Systematic Document & Literature Review Skill

Overview

This skill produces a structured systematic review and synthesis across multiple academic papers or general documents. Given a topic query or a list of specific files/URLs, it gathers the source material, analyzes the content (objectives, methodology, key findings, limitations) sequentially, synthesizes themes, and outputs a final structured report directly to the user.

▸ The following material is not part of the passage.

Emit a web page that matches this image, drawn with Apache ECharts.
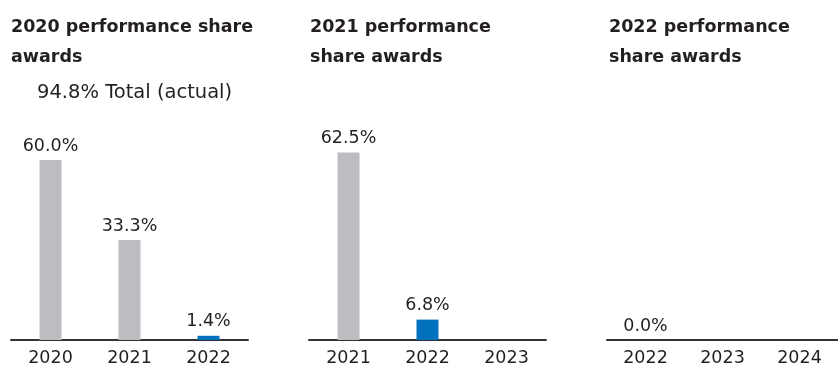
<!DOCTYPE html>
<html>
<head>
<meta charset="utf-8">
<script src="https://cdn.jsdelivr.net/npm/echarts@6/dist/echarts.min.js"></script>
<style>
  html, body { margin: 0; padding: 0; background: #fff; }
  #chart { width: 838px; height: 367px; }
</style>
</head>
<body>
<div id="chart"></div>
<script>
// Performance share award payout, by award year and vesting year
const panelTitles = [
  '2020 performance share\nawards',
  '2021 performance\nshare awards',
  '2022 performance\nshare awards'
];
const years2020 = ['2020', '2021', '2022'];
const years2021 = ['2021', '2022', '2023'];
const years2022 = ['2022', '2023', '2024'];
const values2020 = [60.0, 33.3, 1.4];
const values2021 = [62.5, 6.8, null];
const values2022 = [0.0, null, null];
// which year within each award is the current (highlighted) one
const currentYear = '2022';
const totalNote = '94.8% Total (actual)';

const FONT = '"DejaVu Sans", sans-serif';
const GREY = '#bcbdc0';
const BLUE = '#0071bc';
const INK = '#231f20';

const panels = [
  { left: 11, titleLeft: 6, cats: years2020, vals: values2020 },
  { left: 309, titleLeft: 305, cats: years2021, vals: values2021 },
  { left: 607, titleLeft: 604, cats: years2022, vals: values2022 }
];
const panelWidth = 237;

const chart = echarts.init(document.getElementById('chart'), null, { renderer: 'canvas' });

const option = {
  animation: false,
  backgroundColor: '#fff',
  title: panels.map((p, i) => ({
    text: panelTitles[i],
    left: p.titleLeft,
    top: 7,
    textStyle: {
      fontFamily: FONT,
      fontWeight: 'bold',
      fontSize: 17.5,
      lineHeight: 30,
      color: INK
    }
  })),
  graphic: [{
    type: 'text',
    left: 37,
    top: 83,
    style: {
      text: totalNote,
      font: '19.5px ' + FONT,
      fill: INK
    }
  }],
  grid: panels.map(p => ({
    left: p.left,
    width: panelWidth,
    top: 130,
    height: 210,
    containLabel: false
  })),
  xAxis: panels.map((p, i) => ({
    type: 'category',
    gridIndex: i,
    data: p.cats,
    axisLine: { show: true, lineStyle: { color: '#333', width: 2 } },
    axisTick: { show: false },
    axisLabel: {
      margin: 9,
      fontFamily: FONT,
      fontSize: 17.5,
      color: INK
    }
  })),
  yAxis: panels.map((p, i) => ({
    type: 'value',
    gridIndex: i,
    min: 0,
    max: 70,
    show: false,
    splitLine: { show: false }
  })),
  series: panels.map((p, i) => ({
    type: 'bar',
    xAxisIndex: i,
    yAxisIndex: i,
    barWidth: 22,
    data: p.vals.map((v, j) => ({
      value: v,
      itemStyle: { color: p.cats[j] === currentYear ? BLUE : GREY }
    })),
    label: {
      show: true,
      position: 'top',
      distance: 5,
      fontFamily: FONT,
      fontSize: 17.5,
      color: INK,
      formatter: d => (d.value == null ? '' : d.value.toFixed(1) + '%')
    }
  }))
};

chart.setOption(option);
</script>
</body>
</html>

Distinct from single-document review: This skill does breadth-first synthesis across many sources. If the user hands you exactly one document or one paper URL and asks "review this", route to a standard reading or single-document review skill instead.

When to Use This Skill

Use this skill when the user wants any of the following:

  • A literature survey on an academic topic ("survey transformer attention variants")
  • A thematic synthesis across internal documents ("synthesize the last 5 quarterly reports from the KB and find common trends")
  • A cross-document comparison ("compare the methodologies across these provided architecture design URLs")
  • An overview of trends across a set of files, URLs, or an arXiv time window

Do not use this skill when:

  • The user provides exactly one document/paper and asks to review it.
  • The user asks a factual question that does not require synthesizing multiple sources.

Workflow

The workflow has four phases. Follow them in order.

Phase 1: Plan

Before doing any retrieval, confirm the following with the user. If any of these are unclear, ask one clarifying question that covers the missing pieces.

  • Source Material: Are we searching an academic database (arxiv_search), an internal Knowledge Base (kb_search), or reviewing specific URLs (url_fetch)?
  • Scope: How many sources total? (Limit to max 15-20 sources to prevent context overflow).
  • Output Format: APA, IEEE, BibTeX, or Standard Professional Report (default for non-academic documents).

Phase 2: Acquire Sources

Depending on the Source Material established in Phase 1, follow the appropriate acquisition path:

Path A: Academic Literature (arXiv)

Use the native arxiv_search tool.

  • Extract 2-3 core keywords from the user's prompt. Do not use overly long phrases.
  • Use relevance sorting unless chronological order is strictly requested.

Path B: Internal Documents (Knowledge Base)

Use kb_search or kb_keyword_search to find relevant internal documents.

  • Gather the returned nodes. If context is missing, use kb_get_window_nodes or kb_get_parent_node to ensure sufficient text for the subagents.

Path C: Provided URLs

If the user provides a list of links or file paths:

  • Verify the list (cap at 50).
  • Use url_fetch (for web links) to ingest the content.

Phase 3: Analyze & Synthesize (Internal Processing)

Once you have ingested the source texts into your context, carefully analyze them. You must mentally or explicitly (in your thinking process) extract the following for each source:

  • Primary objective
  • Approach or methodology
  • Key findings
  • Limitations or next steps

Cross-source synthesis: Then, look across all analyzed sources to identify:

  • Themes: 3-5 recurring directions, topics, or problem framings.
  • Convergences: Findings or arguments that multiple documents agree on.
  • Disagreements: Where sources reach different conclusions.
  • Gaps: What the collective set of documents does not address.

Phase 4: Output Final Report

Do not attempt to save to a file. Directly output the final synthesized report in the chat. Use markdown formatting. If the user requested a Standard Professional Report, strictly use the following structure:

# Systematic Review: [Topic Name]

## 1. Executive Summary
[A high-level 3-5 sentence summary of the entire review, highlighting the most critical insights.]

## 2. Thematic Synthesis
### Themes
- **[Theme 1]**: [Explanation based on sources]
- **[Theme 2]**: [Explanation based on sources]
### Convergences & Disagreements
[Where do the documents align? Where do they conflict?]
### Knowledge Gaps
[What is missing from the current literature/documents?]

## 3. Source Annotations
[Briefly list each analyzed source with its core objective and key finding. E.g.:]
* **[Source Title/ID]**: [1-sentence objective]. Key finding: [1-2 sentences].

## 4. References / Analyzed Sources
[List of all URLs, arXiv IDs, or document names analyzed.]

If the user requested APA/IEEE format, adjust the formatting and citation style accordingly.